Ten universities had lower minimum reserves in 2019-20 than they did five years earlier, and of the 14 universities, half do not have 180 days of reserves on hand, Kate Shirley Akers, assistant vice chancellor for advanced data analytics, said at the meeting. Three have less than 90 days.
“Time is not our friend,” Greenstein said. “And the steepness of these curves are alarming.”
Also at the meeting, the board agreed to borrow $825 million to pay 75% of its financial obligations over the next 30 years to the State Employees Retirement System (SERS) in a one-time advance payment to be made by April 30. That will result in an estimated $280 million cash influx to the system over the next three decades, Greenstein said. The system will use some of the money to assist with the redesign of the system underway, he said.
But it would be a significant increase in the system’s debt load, currently at about $1.1 billion.
State Rep. Brad Roae, who is on the board, questioned whether the money might be better spent on paying down current debt.
“The higher challenge is redesigning the system,” responded board chair Cynthia Shapira. “If we don’t do that, we can’t do any of the rest of it.”
The board agreed on wording that bars the system from using the money for operational expenses.
It also approved a retirement incentive program for employees in the form of an enhanced sick-leave payout. About 1,400 employees were eligible for the plan as of the fall semester, Pidgeon said. The incentive programs are aimed at reducing the workforce and helping the system avoid or limit layoffs.

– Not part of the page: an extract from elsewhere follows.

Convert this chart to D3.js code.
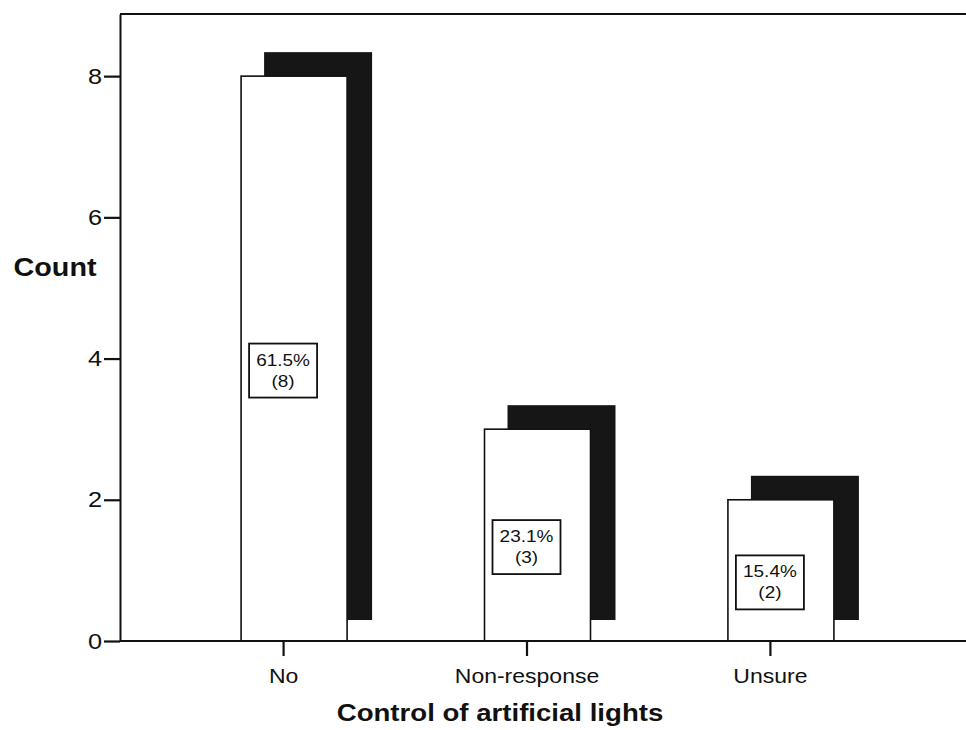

Last year, 403 employees, more than half of them faculty, took a similar retirement incentive, Pidgeon said.
“It’s really imperative that we get to a right size,” Greenstein said. “We just can’t keep operating the way we are operating under the circumstances.”
Also at the meeting, Cheyney University president Aaron A. Walton received a three-year extension to his contract, running through 2024. And Hanna was appointed interim president of Lock Haven, in addition to continuing to lead Bloomsburg.